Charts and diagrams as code
>>>

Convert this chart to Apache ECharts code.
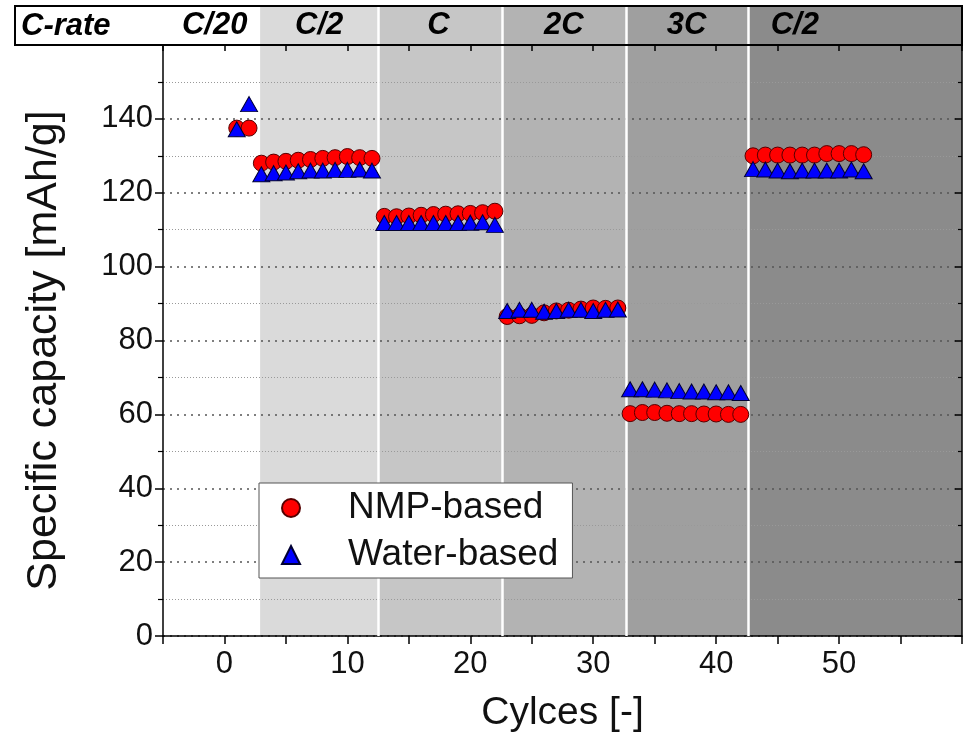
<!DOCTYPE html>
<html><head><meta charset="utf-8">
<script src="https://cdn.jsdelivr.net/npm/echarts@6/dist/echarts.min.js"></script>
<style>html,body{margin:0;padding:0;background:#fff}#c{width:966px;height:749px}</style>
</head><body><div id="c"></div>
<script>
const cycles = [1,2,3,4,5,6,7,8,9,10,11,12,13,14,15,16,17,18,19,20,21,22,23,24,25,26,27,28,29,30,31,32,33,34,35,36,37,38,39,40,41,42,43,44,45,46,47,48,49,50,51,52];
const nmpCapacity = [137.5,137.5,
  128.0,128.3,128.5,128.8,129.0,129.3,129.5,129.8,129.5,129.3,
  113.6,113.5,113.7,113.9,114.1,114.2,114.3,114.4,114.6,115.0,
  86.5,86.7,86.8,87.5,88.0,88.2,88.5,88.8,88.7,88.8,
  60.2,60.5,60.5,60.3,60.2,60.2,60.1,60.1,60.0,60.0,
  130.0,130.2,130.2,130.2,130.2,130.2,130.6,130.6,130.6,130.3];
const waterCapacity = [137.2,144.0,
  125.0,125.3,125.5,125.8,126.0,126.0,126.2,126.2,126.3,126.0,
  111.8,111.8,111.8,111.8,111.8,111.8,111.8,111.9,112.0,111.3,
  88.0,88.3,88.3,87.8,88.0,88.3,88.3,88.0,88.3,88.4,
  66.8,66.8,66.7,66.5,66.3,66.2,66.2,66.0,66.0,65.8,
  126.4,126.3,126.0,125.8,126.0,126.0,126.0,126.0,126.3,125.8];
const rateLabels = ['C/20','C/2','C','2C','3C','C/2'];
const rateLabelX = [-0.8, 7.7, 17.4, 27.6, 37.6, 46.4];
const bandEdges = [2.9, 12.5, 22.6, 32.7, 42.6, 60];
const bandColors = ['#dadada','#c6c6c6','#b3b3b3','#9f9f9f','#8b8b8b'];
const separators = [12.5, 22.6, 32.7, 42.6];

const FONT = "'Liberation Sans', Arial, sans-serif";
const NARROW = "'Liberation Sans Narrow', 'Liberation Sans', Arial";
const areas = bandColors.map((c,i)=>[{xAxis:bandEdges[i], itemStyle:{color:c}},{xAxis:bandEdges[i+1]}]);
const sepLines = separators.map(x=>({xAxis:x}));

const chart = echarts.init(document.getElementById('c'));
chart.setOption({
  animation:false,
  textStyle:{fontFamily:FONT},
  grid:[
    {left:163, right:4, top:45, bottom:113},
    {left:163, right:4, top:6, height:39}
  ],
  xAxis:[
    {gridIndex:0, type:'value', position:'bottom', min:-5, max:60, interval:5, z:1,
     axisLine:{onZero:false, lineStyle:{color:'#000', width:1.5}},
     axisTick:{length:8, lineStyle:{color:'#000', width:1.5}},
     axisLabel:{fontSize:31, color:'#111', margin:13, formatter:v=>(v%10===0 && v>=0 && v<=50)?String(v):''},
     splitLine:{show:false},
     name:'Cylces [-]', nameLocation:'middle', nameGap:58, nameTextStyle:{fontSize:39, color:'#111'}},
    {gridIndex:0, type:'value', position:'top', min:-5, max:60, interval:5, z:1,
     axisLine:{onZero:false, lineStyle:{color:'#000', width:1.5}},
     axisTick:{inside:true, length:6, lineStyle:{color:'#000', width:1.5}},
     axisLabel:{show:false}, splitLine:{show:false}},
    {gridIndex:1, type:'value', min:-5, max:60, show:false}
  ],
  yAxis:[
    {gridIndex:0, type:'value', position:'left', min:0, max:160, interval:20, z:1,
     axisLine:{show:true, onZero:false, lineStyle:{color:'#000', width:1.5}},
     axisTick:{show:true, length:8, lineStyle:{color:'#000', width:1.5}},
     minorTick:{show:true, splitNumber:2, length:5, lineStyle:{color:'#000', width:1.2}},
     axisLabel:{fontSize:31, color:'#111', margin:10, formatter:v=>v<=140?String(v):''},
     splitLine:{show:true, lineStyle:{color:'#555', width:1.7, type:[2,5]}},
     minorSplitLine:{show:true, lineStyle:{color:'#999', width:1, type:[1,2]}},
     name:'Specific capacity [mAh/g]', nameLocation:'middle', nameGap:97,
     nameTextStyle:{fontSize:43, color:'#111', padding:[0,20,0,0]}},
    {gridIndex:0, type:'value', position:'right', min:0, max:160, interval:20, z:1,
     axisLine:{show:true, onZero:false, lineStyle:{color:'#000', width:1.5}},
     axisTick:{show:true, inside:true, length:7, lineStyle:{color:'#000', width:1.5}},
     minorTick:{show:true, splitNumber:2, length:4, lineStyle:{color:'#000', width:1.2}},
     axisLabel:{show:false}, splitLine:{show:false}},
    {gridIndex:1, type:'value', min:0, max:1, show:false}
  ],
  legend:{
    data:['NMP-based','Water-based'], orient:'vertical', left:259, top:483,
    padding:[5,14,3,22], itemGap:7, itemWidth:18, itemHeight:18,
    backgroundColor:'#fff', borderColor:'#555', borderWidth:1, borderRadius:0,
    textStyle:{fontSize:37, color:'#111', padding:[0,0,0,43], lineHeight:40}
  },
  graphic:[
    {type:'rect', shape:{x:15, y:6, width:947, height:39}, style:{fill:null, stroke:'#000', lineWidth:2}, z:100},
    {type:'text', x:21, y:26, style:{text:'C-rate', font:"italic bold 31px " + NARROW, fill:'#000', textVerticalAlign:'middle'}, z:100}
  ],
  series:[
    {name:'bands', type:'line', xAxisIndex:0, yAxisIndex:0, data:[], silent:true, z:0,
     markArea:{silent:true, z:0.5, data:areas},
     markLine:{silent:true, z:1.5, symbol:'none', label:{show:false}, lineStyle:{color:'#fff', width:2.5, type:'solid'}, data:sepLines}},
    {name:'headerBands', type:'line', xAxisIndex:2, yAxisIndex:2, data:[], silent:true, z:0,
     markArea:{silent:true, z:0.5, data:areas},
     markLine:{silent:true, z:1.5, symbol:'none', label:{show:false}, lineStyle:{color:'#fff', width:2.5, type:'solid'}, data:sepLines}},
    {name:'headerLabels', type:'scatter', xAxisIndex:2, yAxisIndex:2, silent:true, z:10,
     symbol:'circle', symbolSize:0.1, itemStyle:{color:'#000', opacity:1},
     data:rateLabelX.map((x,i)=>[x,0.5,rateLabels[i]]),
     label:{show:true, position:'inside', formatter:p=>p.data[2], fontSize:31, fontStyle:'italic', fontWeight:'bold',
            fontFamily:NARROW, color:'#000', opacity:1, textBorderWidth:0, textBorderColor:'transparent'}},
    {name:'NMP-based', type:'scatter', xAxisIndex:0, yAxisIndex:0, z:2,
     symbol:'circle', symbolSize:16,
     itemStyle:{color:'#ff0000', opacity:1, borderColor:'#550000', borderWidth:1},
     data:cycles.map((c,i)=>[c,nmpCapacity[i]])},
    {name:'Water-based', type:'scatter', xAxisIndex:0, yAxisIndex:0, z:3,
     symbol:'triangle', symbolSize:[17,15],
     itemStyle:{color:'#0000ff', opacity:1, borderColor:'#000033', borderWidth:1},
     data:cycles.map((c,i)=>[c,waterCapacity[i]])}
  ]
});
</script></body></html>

<<<
>>>

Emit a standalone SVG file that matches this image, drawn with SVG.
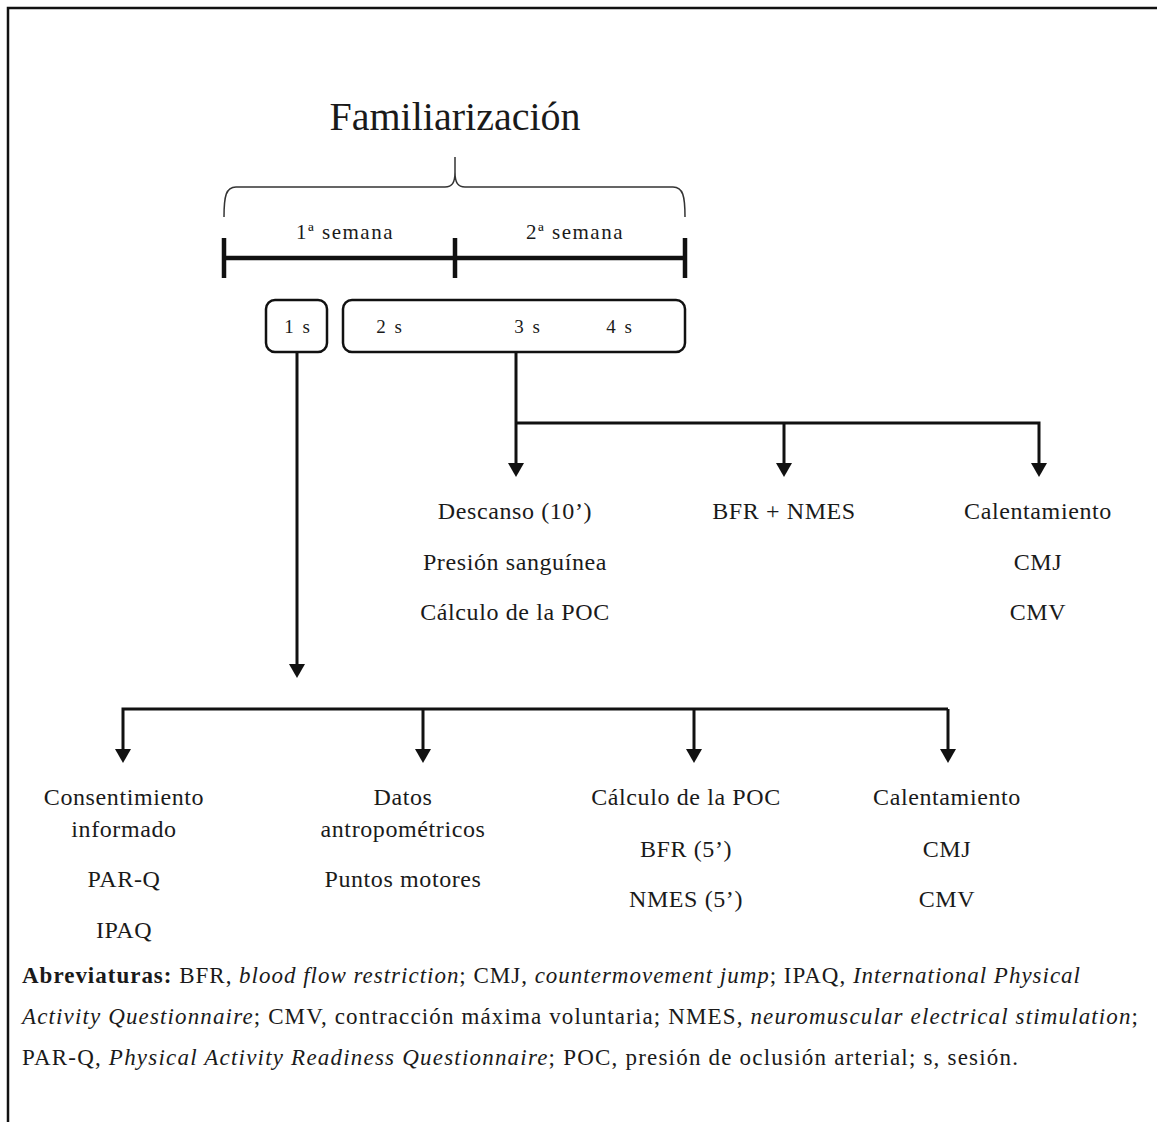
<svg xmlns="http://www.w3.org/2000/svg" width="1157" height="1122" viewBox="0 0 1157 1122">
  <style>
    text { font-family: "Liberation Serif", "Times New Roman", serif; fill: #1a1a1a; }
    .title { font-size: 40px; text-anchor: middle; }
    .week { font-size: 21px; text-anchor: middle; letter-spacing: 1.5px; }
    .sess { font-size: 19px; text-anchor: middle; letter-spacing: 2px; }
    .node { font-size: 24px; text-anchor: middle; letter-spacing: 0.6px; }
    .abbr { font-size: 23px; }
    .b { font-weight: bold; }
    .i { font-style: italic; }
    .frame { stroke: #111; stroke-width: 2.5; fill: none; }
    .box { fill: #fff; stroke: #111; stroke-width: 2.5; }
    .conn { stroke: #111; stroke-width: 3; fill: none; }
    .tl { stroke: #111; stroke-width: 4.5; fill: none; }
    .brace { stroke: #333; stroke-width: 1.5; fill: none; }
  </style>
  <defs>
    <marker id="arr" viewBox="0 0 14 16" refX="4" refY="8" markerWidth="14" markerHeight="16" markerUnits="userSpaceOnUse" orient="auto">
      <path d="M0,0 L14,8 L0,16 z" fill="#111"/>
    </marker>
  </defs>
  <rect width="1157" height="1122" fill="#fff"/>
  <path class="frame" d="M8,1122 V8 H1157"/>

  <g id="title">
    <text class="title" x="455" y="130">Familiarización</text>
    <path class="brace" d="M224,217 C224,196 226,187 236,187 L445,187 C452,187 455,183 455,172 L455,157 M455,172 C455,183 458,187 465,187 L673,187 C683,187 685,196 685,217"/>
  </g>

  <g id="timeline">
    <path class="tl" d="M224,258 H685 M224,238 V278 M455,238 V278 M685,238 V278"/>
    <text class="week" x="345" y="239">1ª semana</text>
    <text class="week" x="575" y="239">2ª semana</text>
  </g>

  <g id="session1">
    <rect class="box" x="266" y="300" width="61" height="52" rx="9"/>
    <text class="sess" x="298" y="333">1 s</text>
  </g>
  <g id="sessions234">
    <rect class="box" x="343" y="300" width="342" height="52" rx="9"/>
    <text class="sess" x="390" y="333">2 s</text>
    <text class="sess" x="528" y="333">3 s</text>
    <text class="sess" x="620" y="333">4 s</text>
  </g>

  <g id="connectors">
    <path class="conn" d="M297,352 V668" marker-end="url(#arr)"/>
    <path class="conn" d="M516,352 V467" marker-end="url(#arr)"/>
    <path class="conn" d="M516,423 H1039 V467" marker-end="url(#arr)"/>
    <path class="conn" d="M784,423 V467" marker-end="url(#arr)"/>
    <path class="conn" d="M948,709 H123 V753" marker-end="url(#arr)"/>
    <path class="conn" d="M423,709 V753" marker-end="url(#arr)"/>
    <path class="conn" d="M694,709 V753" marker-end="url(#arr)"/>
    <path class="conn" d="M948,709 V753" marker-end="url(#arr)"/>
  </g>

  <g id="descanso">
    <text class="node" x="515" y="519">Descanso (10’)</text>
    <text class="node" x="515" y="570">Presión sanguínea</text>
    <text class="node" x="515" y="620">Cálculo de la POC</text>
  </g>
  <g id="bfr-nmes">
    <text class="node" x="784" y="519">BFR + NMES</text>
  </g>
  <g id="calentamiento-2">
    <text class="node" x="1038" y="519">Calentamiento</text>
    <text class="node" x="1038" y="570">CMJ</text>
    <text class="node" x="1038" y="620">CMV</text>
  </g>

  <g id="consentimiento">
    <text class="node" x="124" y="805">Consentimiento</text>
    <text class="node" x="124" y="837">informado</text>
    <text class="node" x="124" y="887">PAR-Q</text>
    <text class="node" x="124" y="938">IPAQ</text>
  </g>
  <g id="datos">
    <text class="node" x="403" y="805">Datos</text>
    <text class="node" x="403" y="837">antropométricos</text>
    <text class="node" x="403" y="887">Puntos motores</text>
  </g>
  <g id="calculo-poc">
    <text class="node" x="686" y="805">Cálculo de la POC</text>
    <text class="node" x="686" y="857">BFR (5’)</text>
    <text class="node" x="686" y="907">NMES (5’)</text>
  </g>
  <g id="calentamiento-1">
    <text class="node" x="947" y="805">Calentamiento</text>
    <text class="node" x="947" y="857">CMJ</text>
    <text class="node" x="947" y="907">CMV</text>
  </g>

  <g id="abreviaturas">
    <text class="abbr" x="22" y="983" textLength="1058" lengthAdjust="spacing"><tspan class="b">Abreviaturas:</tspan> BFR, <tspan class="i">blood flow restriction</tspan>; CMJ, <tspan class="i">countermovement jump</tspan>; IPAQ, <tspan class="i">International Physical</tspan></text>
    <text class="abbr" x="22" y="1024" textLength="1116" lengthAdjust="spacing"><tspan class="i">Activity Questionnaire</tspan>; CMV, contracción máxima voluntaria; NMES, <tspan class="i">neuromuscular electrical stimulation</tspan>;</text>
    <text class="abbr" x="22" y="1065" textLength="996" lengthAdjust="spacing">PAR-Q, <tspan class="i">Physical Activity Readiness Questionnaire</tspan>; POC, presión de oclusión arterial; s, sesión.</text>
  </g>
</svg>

<<<

▶ Problem statement: State, as a bare number, how many lines of the listing hold the word "this".

▶ Problem solution: 2